Over the weekend I watched another insect horror film, Eight-Legged Freaks (2002). It’s meant to be a satire of the insect B-movies from the fifties, but I found it wanting.
The set up is labored, the plot contrived, and the subplots are confusing and dull—a bad combination. It stars David Arquette and also features a young Scarlett Johansson, playing the rebellious daughter of the local sheriff.
The plot, such as it is, involves a spider farm owner who feeds his spiders crickets that were contaminated by toxic waste. They grow bigger and bigger, escape from the cages, eat the owner, and then begin terrorizing the sleepy town of Prosperity, Arizona.
It’s a pretty dumb movie that tries to be funny, but most of the comic bits fall flat, particularly the scenes showing a lot of people, as well as several cute dogs and cats, who get their insides liquefied by arachnids the size of minivans.
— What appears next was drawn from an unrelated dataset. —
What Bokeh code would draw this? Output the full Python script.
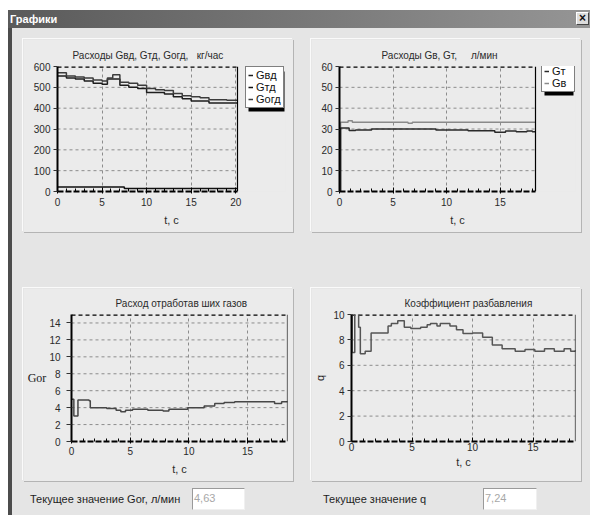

And the giant spiders giggle and grunt a lot.
Most of the scientific information is imparted by a boy named Mike (Scarlett Johansson’s character’s younger brother), who informs us about spiders’ nocturnal behavior, feeding habits, and sensitivity to vibrations. Of course no one listens to him until it’s too late, after dozens of people have been cocooned and exsanguinated.
It’s mildly cool to see gigantic trapdoor spiders in action, and the moviemakers at least nod in the direction of the actual spiders’ behavior. In real life, trapdoor spiders build hinged, camouflaged hiding places, lay trip lines outside their burrows, detect their prey by vibrations, and then burst out and snag their prey.